It was a dark and stormy night.

» Posted on Mar 10, 2006 in Blog | 4 comments

I think this is the Snoopy famous opening for his book he was writing in his comic strip which brings me to my topic–opening hooks. How important is it to grab the reader in the first line or at least in the first paragraph or page? Very important. Many people will read the first page or so, and if the story doesn’t grab them, they will put the book back on the shelf and not buy it.

When I began writing back in the dark ages, we had stories that took longer to develop. We often would introduce one of the main characters then the other before we brought them together. That has shifted to faster openings. Editors are looking for the hero and heroine to get together right away in the story. For most stories that is fine, but there are still some stories that it wouldn’t work as well for.

Here are some opening lines of books I really enjoyed reading:
From the prologue to Amazonia by James Rollins:
“Padre Garcia Luiz Batista was struggling with his hoe, tilling weeds from the mission’s garden, when the stranger strumbled out of the jungle.”
In case you are a reader that doesn’t really count the prologue as the first true chapter, this is from chapter one:
“The anaconda held the small Indian girl wrapped in its heavy coils, dragging her toward the river.”

From those two sentences you can tell this will be an action packed adventure and it was. It is one of my favorite books. Did I tell you I love books about the jungle?
Another first line from one of James Rollins’ books (Excavation) is:
“There was no escape.”
Now I would have to read further to find out no escape from where.
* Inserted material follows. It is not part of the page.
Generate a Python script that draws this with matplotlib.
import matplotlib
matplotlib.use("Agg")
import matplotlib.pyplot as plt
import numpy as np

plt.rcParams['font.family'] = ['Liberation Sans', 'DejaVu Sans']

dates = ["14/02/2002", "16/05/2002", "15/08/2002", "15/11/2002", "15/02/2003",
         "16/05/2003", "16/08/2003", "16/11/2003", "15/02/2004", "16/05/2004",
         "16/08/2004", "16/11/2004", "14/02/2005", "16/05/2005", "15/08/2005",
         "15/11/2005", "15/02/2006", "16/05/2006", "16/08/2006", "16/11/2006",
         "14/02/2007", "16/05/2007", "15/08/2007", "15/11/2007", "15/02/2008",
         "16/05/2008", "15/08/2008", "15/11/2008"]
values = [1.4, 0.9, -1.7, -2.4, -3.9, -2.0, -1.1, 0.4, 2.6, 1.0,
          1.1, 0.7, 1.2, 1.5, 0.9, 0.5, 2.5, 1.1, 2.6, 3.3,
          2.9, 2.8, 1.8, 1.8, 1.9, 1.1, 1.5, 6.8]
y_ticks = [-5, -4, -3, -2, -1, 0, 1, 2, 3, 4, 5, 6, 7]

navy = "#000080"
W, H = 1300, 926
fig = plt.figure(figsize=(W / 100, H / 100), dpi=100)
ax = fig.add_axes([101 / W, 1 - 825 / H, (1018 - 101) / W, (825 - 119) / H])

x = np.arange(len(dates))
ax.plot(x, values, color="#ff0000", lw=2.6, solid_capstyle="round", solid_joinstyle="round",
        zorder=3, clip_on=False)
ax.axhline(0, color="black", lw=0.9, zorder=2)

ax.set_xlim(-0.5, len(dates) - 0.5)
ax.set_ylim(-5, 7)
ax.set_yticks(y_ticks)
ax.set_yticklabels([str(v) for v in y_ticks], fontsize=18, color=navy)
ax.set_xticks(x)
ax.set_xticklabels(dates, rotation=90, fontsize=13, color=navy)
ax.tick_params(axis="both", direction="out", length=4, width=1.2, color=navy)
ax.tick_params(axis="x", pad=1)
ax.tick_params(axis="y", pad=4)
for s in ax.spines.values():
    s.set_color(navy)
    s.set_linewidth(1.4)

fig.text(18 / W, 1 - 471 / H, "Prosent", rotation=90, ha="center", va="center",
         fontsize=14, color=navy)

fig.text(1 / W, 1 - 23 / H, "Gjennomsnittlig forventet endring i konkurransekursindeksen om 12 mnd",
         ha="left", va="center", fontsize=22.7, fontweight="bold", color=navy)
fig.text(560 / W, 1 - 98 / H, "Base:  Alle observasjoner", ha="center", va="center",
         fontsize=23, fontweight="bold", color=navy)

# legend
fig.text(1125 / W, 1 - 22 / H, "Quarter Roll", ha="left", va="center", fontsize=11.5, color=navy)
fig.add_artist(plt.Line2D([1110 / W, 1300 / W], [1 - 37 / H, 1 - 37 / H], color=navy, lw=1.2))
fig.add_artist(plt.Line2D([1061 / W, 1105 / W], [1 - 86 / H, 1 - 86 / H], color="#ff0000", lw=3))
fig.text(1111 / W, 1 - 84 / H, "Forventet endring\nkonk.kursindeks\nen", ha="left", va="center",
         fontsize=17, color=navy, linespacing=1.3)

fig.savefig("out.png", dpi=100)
Another book I really enjoyed is Tami Hoag’s A Thin Dark Line. Its opening line is:
“Red is the color of violent death.”
Great opening line and definitely sets the tone for the rest of the book.

So my questions to you are:
What are you favorite opening lines?
Does an opening have to have a hook to keep you reading?
What do you look for in an opening (first few pages)?
When do you put a book down? I usually will read a book cover to cover even if it is slow because I learn from both. Lately because my time is more limited, I don’t do that as much. So I need to be grabbed by the end of the first chapter or two. How about you?


  1. I think it’s of vital importance. TV, video and the internet have changed the world. Add that to fast food and rampant ADD, and you have a society of instant gratfication.

    People want their entertainment delievered hot and fast. Most would rather watch the movie than read the book. If we don’t hook them with on the first page, we’ve lost them.

  2. I’m one of those who wants something highly intriguing on the first page, first paragraph. I am not patient enough to wait a whole chapter for something interesting to happen. I don’t care about backstory. I don’t care about descriptions (unless you’re a master of fascinating description that nails a character). I want conflict ASAP and something weird the sooner the better.

    I am a product of the tv generation. The only books with a slower pace that I will be patient with are books with prose so scintillating it verges on poetry.

    Otherwise, give me story or give me a character like no other, and give it to me quick.

    I wrote a blog entry on Hooks. It’s here: Hook, hook, hook your reader. Drag them down the page scarily, warily, merrily, airily…

    A couple of the examples are:
    know an old couple who live near hell.
    (Gene Wolfe, BED AND BREAKFAST, 1995)

    Cassie Raintree was dying of cancer every afternoon at 2:30.
    (James W. Hall, BONES OF CORAL, 1991)

    One of my fave novels of all time starts like this: “The idiot lived in a black and grey world, punctuated by the white lightning of hunger and flickering of fear.”
    (More than Human by Theodore Sturgeon)

    There is no way I can stop reading that. I need to know who this “idiot” is and why he’s hungry and afraid. And that first segment of this tripartite novel is one of the most gorgeous examples of fine prose and unusual characters that I have ever, ever read. It’s a keeper!



  3. I’m a HUGE advocate of opening hooks. I probably spend more time on my opening sentence than any other sentence in the book. Though I love one liners and tend to do that in my own writing. I love opening hooks that leave me with questions. Intriquing stuff that makes me want to keep reading. I’m also huge on chapter ending hooks, and writing each chapter as if it were your first chapter. I like description that sets me “there” with the characters, but when I have to crawl through half a page of setting description to figure out a vague idea of who and what the story is about, I tend to want to skim. I can only think of about five books that I absolutely could NOT finish, and only one that actually made a significant dent in the wall. Great opening hook but every character died except the heroine, and the author had really done a superb job of making me care about these people. Then they died. Then the book ended. And I was depressed for a week. LOL! Real life has too much of that. I felt tricked I guess. So hook us, but don’t reel us in then slaughter us. LOL. Margaret doesn’t do that by the way. Her books are always uplifting.


  4. While I appreciate a great opening line, I won’t not buy a book just because I don’t like the opening. On the other hand, a great opening might be the thing that pushes me over the edge into buying when I’m struggling to decide. But more often than not, I buy on back-cover blurb.

    Once I start reading, I’ll usually give the author until about a third of the way through before I throw the book at the wall in disgust!